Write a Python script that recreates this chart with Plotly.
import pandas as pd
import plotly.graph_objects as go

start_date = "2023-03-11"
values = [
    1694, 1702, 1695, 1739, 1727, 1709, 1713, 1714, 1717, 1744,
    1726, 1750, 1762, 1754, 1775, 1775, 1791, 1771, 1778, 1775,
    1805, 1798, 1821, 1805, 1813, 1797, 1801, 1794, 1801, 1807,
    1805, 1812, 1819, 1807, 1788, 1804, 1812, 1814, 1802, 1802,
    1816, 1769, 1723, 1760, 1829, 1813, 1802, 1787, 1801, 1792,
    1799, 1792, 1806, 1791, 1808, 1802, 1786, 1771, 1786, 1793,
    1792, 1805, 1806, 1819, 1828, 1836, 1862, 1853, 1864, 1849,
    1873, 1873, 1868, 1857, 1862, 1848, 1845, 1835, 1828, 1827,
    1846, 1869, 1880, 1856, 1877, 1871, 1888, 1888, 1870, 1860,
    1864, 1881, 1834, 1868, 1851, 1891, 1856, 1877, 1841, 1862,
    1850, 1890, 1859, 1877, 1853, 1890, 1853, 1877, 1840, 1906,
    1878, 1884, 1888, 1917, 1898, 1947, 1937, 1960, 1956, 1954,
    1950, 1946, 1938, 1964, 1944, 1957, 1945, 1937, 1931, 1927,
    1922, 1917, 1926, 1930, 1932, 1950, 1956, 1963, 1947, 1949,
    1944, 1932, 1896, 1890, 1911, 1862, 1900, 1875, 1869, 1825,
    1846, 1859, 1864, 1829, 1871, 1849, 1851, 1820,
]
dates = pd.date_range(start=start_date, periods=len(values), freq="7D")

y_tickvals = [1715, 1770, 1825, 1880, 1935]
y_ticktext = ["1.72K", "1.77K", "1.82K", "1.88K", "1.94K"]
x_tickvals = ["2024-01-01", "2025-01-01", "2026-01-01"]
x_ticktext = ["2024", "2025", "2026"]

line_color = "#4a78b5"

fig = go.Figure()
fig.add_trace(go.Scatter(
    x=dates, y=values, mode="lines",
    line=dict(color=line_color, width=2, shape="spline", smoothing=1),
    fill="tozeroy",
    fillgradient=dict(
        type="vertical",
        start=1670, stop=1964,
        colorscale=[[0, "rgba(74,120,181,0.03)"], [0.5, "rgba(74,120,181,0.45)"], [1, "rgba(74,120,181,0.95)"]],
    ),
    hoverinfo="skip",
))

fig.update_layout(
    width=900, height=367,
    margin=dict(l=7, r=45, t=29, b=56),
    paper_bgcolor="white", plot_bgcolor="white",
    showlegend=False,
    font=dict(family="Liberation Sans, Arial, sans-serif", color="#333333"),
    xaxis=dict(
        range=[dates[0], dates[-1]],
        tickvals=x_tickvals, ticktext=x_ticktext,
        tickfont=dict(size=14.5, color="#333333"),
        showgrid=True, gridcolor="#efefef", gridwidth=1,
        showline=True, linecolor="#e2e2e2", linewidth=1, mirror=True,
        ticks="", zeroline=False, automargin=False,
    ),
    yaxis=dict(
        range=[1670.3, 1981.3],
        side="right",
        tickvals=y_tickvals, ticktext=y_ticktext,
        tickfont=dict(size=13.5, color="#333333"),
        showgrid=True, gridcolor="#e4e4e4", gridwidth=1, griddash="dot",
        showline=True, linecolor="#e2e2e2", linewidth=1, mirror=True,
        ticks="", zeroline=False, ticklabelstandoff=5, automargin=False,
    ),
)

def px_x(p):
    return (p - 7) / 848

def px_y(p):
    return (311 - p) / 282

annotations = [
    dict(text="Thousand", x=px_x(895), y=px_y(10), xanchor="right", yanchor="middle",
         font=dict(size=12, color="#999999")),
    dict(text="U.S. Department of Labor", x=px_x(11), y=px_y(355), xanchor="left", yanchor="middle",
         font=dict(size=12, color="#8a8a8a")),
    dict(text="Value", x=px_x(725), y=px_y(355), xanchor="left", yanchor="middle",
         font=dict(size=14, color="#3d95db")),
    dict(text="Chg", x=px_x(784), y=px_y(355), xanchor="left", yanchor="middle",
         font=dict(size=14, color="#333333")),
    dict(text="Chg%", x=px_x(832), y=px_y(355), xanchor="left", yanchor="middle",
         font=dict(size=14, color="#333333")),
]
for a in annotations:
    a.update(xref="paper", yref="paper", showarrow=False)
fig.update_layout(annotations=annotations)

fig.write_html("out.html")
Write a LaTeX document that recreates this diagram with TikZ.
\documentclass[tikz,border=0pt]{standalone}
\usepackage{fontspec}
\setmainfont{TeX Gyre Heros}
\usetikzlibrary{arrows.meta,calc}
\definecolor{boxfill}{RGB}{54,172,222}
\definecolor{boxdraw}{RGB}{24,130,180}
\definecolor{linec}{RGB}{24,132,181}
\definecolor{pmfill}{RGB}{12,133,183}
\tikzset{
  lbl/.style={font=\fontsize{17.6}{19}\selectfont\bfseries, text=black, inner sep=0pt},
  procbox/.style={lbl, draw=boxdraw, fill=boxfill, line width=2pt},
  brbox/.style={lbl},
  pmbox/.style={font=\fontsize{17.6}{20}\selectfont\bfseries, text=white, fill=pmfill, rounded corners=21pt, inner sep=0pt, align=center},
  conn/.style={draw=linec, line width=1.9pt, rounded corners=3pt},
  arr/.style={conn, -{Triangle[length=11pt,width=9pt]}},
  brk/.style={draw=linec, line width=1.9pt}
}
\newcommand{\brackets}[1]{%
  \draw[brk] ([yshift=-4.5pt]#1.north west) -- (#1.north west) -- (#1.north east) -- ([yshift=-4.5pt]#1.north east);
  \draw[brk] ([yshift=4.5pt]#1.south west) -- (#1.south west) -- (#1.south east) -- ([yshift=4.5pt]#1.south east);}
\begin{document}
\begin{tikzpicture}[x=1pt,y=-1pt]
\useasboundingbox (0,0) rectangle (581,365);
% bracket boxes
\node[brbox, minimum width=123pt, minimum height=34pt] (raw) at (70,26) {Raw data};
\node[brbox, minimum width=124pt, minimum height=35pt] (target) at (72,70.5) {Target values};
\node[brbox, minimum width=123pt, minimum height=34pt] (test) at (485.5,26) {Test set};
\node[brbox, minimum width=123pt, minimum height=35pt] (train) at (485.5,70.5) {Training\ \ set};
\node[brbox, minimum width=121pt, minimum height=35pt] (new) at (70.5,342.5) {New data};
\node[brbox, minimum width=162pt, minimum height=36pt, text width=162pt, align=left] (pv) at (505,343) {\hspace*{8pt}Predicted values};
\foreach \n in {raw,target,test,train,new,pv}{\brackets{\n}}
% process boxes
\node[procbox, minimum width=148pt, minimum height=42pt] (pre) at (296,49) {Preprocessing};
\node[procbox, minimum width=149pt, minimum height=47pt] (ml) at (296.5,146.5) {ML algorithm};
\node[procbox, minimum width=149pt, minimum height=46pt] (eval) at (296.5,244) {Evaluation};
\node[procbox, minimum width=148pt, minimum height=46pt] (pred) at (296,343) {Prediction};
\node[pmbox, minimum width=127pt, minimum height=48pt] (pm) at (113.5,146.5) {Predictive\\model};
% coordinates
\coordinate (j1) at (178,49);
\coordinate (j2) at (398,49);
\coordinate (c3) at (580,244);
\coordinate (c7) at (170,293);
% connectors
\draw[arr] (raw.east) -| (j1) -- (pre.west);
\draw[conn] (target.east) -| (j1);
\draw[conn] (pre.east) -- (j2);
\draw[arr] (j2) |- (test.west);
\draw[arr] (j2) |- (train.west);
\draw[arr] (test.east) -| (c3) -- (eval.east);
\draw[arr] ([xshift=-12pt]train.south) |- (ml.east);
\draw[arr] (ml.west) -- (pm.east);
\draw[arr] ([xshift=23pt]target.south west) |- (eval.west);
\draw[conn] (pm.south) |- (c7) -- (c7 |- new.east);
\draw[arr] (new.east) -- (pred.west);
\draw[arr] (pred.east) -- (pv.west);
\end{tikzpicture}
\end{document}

______

▸ WORK TO COMPLETE
From the very first line of the data through the line with "import plotly.graph_objects as go" in it, please reproduce each line exactly and output nothing more.

▸ EXPECTED ANSWER
Write a Python script that recreates this chart with Plotly.
import pandas as pd
import plotly.graph_objects as go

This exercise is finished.